__Description of the task__. Copy the records that follow exactly as written, but not their pictures.

++++ Records supplied ++++

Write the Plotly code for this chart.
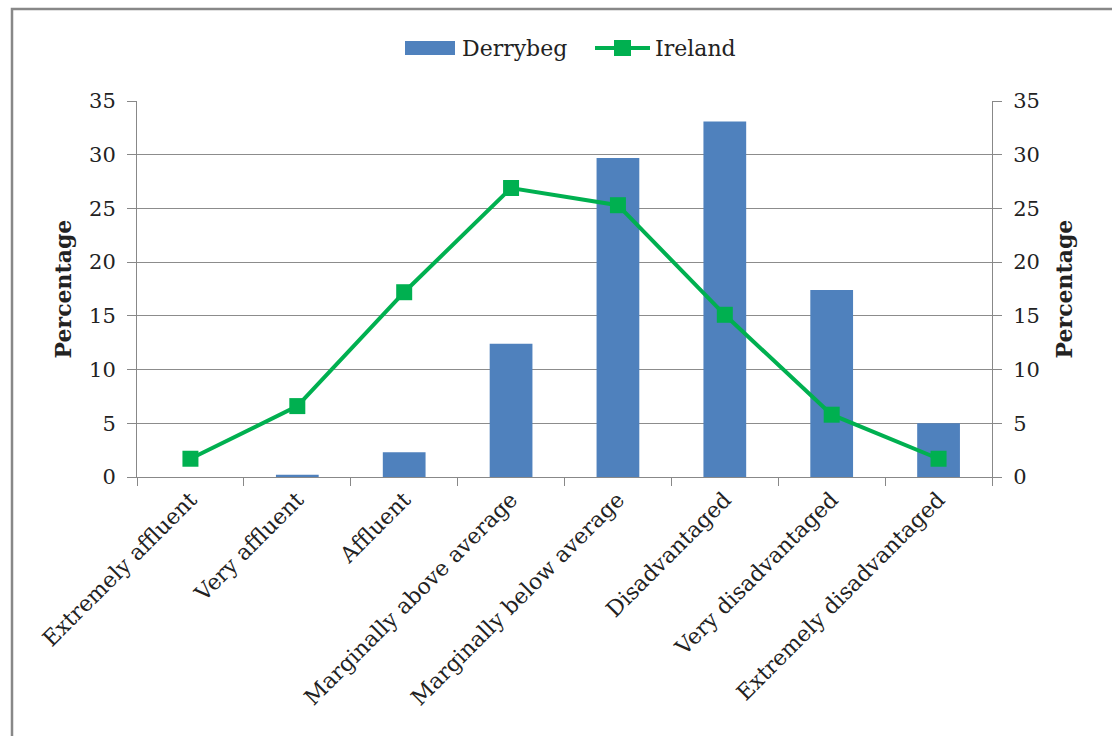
import plotly.graph_objects as go

categories = ["Extremely affluent", "Very affluent", "Affluent", "Marginally above average",
              "Marginally below average", "Disadvantaged", "Very disadvantaged",
              "Extremely disadvantaged"]
derrybeg = [0.0, 0.2, 2.3, 12.4, 29.7, 33.1, 17.4, 5.0]
ireland = [1.7, 6.6, 17.2, 26.9, 25.3, 15.1, 5.8, 1.7]
y_ticks = [0, 5, 10, 15, 20, 25, 30, 35]
series_names = ["Derrybeg", "Ireland"]

FONT = "DejaVu Serif"
BLUE, GREEN = "#4F81BD", "#00B050"
W, H = 1112, 736
L, R, T, B = 137, 120, 101, 259
pw, ph = W - L - R, H - T - B

def px(x):
    return (x - L) / pw

def py(y):
    return (H - B - y) / ph

fig = go.Figure()
fig.add_trace(go.Bar(x=categories, y=derrybeg, name=series_names[0], showlegend=False,
                     marker=dict(color=BLUE, line=dict(width=0))))
fig.add_trace(go.Scatter(x=categories, y=ireland, name=series_names[1], yaxis="y2",
                         mode="lines+markers", showlegend=False,
                         line=dict(color=GREEN, width=4),
                         marker=dict(symbol="square", size=16, color=GREEN)))

axis_common = dict(range=[0, 35], tickvals=y_ticks, ticks="outside", ticklen=9,
                   tickcolor="#888888", showline=True, linecolor="#888888", linewidth=1,
                   ticklabelstandoff=7,
                   tickfont=dict(family=FONT, size=21, color="#222222"))

fig.update_layout(
    width=W, height=H,
    margin=dict(l=L, r=R, t=T, b=B, autoexpand=False),
    paper_bgcolor="white", plot_bgcolor="white",
    bargap=0.6,
    font=dict(family=FONT, color="#222222"),
    xaxis=dict(tickangle=-45, tickson="boundaries", ticks="outside", ticklen=8,
               tickcolor="#888888", showline=True, linecolor="#888888", linewidth=1,
               tickfont=dict(family=FONT, size=22, color="#222222"), showgrid=False),
    yaxis=dict(**axis_common, showgrid=True, gridcolor="#8c8c8c", gridwidth=1,
               title=dict(text="<b>Percentage</b>", font=dict(family=FONT, size=22), standoff=11)),
    yaxis2=dict(**axis_common, overlaying="y", side="right", showgrid=False,
                title=dict(text="<b>Percentage</b>", font=dict(family=FONT, size=22), standoff=17)),
    showlegend=False,
)

# outer chart frame
fig.add_shape(type="rect", xref="paper", yref="paper",
              x0=px(12), x1=px(1125), y0=py(760), y1=py(9),
              line=dict(color="#888888", width=2.5), fillcolor="rgba(0,0,0,0)", layer="below")

# custom legend (wide swatches like the reference)
fig.add_shape(type="rect", xref="paper", yref="paper",
              x0=px(405), x1=px(455), y0=py(55), y1=py(41),
              line=dict(width=0), fillcolor=BLUE)
fig.add_annotation(xref="paper", yref="paper", x=px(460), y=py(48), xanchor="left",
                   yanchor="middle", showarrow=False, text=series_names[0],
                   font=dict(family=FONT, size=22, color="#222222"))
fig.add_shape(type="line", xref="paper", yref="paper",
              x0=px(595), x1=px(650), y0=py(48), y1=py(48),
              line=dict(color=GREEN, width=4))
fig.add_shape(type="rect", xref="paper", yref="paper",
              x0=px(614), x1=px(631), y0=py(56), y1=py(40),
              line=dict(width=0), fillcolor=GREEN)
fig.add_annotation(xref="paper", yref="paper", x=px(653), y=py(48), xanchor="left",
                   yanchor="middle", showarrow=False, text=series_names[1],
                   font=dict(family=FONT, size=22, color="#222222"))

fig.write_html("out.html")
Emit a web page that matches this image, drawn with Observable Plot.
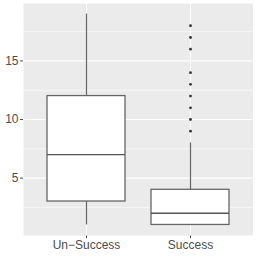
<!DOCTYPE html>
<html><head><meta charset="utf-8">
<script src="https://cdn.jsdelivr.net/npm/d3@7"></script>
<script src="https://cdn.jsdelivr.net/npm/@observablehq/plot@0.6"></script>
<style>html,body{margin:0;padding:0;background:#fff}</style>
</head><body><div id="chart"></div>
<script>
const categories = ["Un−Success", "Success"];
const whiskerLow = [1, 1];
const q1 = [3, 1];
const median = [7, 2];
const q3 = [12, 4];
const whiskerHigh = [19, 8];
const outlierGroup = ["Success","Success","Success","Success","Success","Success","Success","Success","Success"];
const outlierValue = [9, 10, 11, 12, 13, 14, 16, 17, 18];
const majorTicks = [5, 10, 15];
const minorTicks = [2.5, 7.5, 12.5, 17.5];

const boxes = categories.map((c, i) => ({cat: c, lo: whiskerLow[i], q1: q1[i], med: median[i], q3: q3[i], hi: whiskerHigh[i]}));
const outliers = outlierValue.map((v, i) => ({cat: outlierGroup[i], v}));

const chart = Plot.plot({
  width: 256, height: 256,
  marginLeft: 23, marginRight: 3.5, marginTop: 3, marginBottom: 21,
  style: {fontFamily: "'Liberation Sans', Arial, sans-serif", fontSize: "12px", color: "#4D4D4D", background: "#fff"},
  x: {type: "band", domain: categories, paddingInner: 0.25, paddingOuter: 0.225, tickSize: 3, tickPadding: 2, label: null},
  y: {domain: [0.1, 19.9], ticks: majorTicks, tickSize: 3, tickPadding: 2, label: null},
  marks: [
    Plot.frame({fill: "#EBEBEB", stroke: null}),
    Plot.ruleY(minorTicks, {stroke: "white", strokeWidth: 0.55}),
    Plot.ruleY(majorTicks, {stroke: "white", strokeWidth: 1.1}),
    Plot.ruleX(categories, {stroke: "white", strokeWidth: 1.1}),
    Plot.ruleX(boxes, {x: "cat", y1: "lo", y2: "q1", stroke: "#666", strokeWidth: 1.2}),
    Plot.ruleX(boxes, {x: "cat", y1: "q3", y2: "hi", stroke: "#666", strokeWidth: 1.2}),
    Plot.barY(boxes, {x: "cat", y1: "q1", y2: "q3", fill: "white", stroke: "#666", strokeWidth: 1.3}),
    Plot.tickY(boxes, {x: "cat", y: "med", stroke: "#555", strokeWidth: 1.3}),
    Plot.dot(outliers, {x: "cat", y: "v", r: 1.4, fill: "#333", stroke: null})
  ]
});
document.getElementById("chart").appendChild(chart);
</script></body></html>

++++

__Solution for this task__.
Write the Plotly code for this chart.
import plotly.graph_objects as go

categories = ["Extremely affluent", "Very affluent", "Affluent", "Marginally above average",
              "Marginally below average", "Disadvantaged", "Very disadvantaged",
              "Extremely disadvantaged"]
derrybeg = [0.0, 0.2, 2.3, 12.4, 29.7, 33.1, 17.4, 5.0]
ireland = [1.7, 6.6, 17.2, 26.9, 25.3, 15.1, 5.8, 1.7]
y_ticks = [0, 5, 10, 15, 20, 25, 30, 35]
series_names = ["Derrybeg", "Ireland"]

FONT = "DejaVu Serif"
BLUE, GREEN = "#4F81BD", "#00B050"
W, H = 1112, 736
L, R, T, B = 137, 120, 101, 259
pw, ph = W - L - R, H - T - B

def px(x):
    return (x - L) / pw

def py(y):
    return (H - B - y) / ph

fig = go.Figure()
fig.add_trace(go.Bar(x=categories, y=derrybeg, name=series_names[0], showlegend=False,
                     marker=dict(color=BLUE, line=dict(width=0))))
fig.add_trace(go.Scatter(x=categories, y=ireland, name=series_names[1], yaxis="y2",
                         mode="lines+markers", showlegend=False,
                         line=dict(color=GREEN, width=4),
                         marker=dict(symbol="square", size=16, color=GREEN)))

axis_common = dict(range=[0, 35], tickvals=y_ticks, ticks="outside", ticklen=9,
                   tickcolor="#888888", showline=True, linecolor="#888888", linewidth=1,
                   ticklabelstandoff=7,
                   tickfont=dict(family=FONT, size=21, color="#222222"))

fig.update_layout(
    width=W, height=H,
    margin=dict(l=L, r=R, t=T, b=B, autoexpand=False),
    paper_bgcolor="white", plot_bgcolor="white",
    bargap=0.6,
    font=dict(family=FONT, color="#222222"),
    xaxis=dict(tickangle=-45, tickson="boundaries", ticks="outside", ticklen=8,
               tickcolor="#888888", showline=True, linecolor="#888888", linewidth=1,
               tickfont=dict(family=FONT, size=22, color="#222222"), showgrid=False),
    yaxis=dict(**axis_common, showgrid=True, gridcolor="#8c8c8c", gridwidth=1,
               title=dict(text="<b>Percentage</b>", font=dict(family=FONT, size=22), standoff=11)),
    yaxis2=dict(**axis_common, overlaying="y", side="right", showgrid=False,
                title=dict(text="<b>Percentage</b>", font=dict(family=FONT, size=22), standoff=17)),
    showlegend=False,
)

# outer chart frame
fig.add_shape(type="rect", xref="paper", yref="paper",
              x0=px(12), x1=px(1125), y0=py(760), y1=py(9),
              line=dict(color="#888888", width=2.5), fillcolor="rgba(0,0,0,0)", layer="below")

# custom legend (wide swatches like the reference)
fig.add_shape(type="rect", xref="paper", yref="paper",
              x0=px(405), x1=px(455), y0=py(55), y1=py(41),
              line=dict(width=0), fillcolor=BLUE)
fig.add_annotation(xref="paper", yref="paper", x=px(460), y=py(48), xanchor="left",
                   yanchor="middle", showarrow=False, text=series_names[0],
                   font=dict(family=FONT, size=22, color="#222222"))
fig.add_shape(type="line", xref="paper", yref="paper",
              x0=px(595), x1=px(650), y0=py(48), y1=py(48),
              line=dict(color=GREEN, width=4))
fig.add_shape(type="rect", xref="paper", yref="paper",
              x0=px(614), x1=px(631), y0=py(56), y1=py(40),
              line=dict(width=0), fillcolor=GREEN)
fig.add_annotation(xref="paper", yref="paper", x=px(653), y=py(48), xanchor="left",
                   yanchor="middle", showarrow=False, text=series_names[1],
                   font=dict(family=FONT, size=22, color="#222222"))

fig.write_html("out.html")
Emit a web page that matches this image, drawn with Observable Plot.
<!DOCTYPE html>
<html><head><meta charset="utf-8">
<script src="https://cdn.jsdelivr.net/npm/d3@7"></script>
<script src="https://cdn.jsdelivr.net/npm/@observablehq/plot@0.6"></script>
<style>html,body{margin:0;padding:0;background:#fff}</style>
</head><body><div id="chart"></div>
<script>
const categories = ["Un−Success", "Success"];
const whiskerLow = [1, 1];
const q1 = [3, 1];
const median = [7, 2];
const q3 = [12, 4];
const whiskerHigh = [19, 8];
const outlierGroup = ["Success","Success","Success","Success","Success","Success","Success","Success","Success"];
const outlierValue = [9, 10, 11, 12, 13, 14, 16, 17, 18];
const majorTicks = [5, 10, 15];
const minorTicks = [2.5, 7.5, 12.5, 17.5];

const boxes = categories.map((c, i) => ({cat: c, lo: whiskerLow[i], q1: q1[i], med: median[i], q3: q3[i], hi: whiskerHigh[i]}));
const outliers = outlierValue.map((v, i) => ({cat: outlierGroup[i], v}));

const chart = Plot.plot({
  width: 256, height: 256,
  marginLeft: 23, marginRight: 3.5, marginTop: 3, marginBottom: 21,
  style: {fontFamily: "'Liberation Sans', Arial, sans-serif", fontSize: "12px", color: "#4D4D4D", background: "#fff"},
  x: {type: "band", domain: categories, paddingInner: 0.25, paddingOuter: 0.225, tickSize: 3, tickPadding: 2, label: null},
  y: {domain: [0.1, 19.9], ticks: majorTicks, tickSize: 3, tickPadding: 2, label: null},
  marks: [
    Plot.frame({fill: "#EBEBEB", stroke: null}),
    Plot.ruleY(minorTicks, {stroke: "white", strokeWidth: 0.55}),
    Plot.ruleY(majorTicks, {stroke: "white", strokeWidth: 1.1}),
    Plot.ruleX(categories, {stroke: "white", strokeWidth: 1.1}),
    Plot.ruleX(boxes, {x: "cat", y1: "lo", y2: "q1", stroke: "#666", strokeWidth: 1.2}),
    Plot.ruleX(boxes, {x: "cat", y1: "q3", y2: "hi", stroke: "#666", strokeWidth: 1.2}),
    Plot.barY(boxes, {x: "cat", y1: "q1", y2: "q3", fill: "white", stroke: "#666", strokeWidth: 1.3}),
    Plot.tickY(boxes, {x: "cat", y: "med", stroke: "#555", strokeWidth: 1.3}),
    Plot.dot(outliers, {x: "cat", y: "v", r: 1.4, fill: "#333", stroke: null})
  ]
});
document.getElementById("chart").appendChild(chart);
</script></body></html>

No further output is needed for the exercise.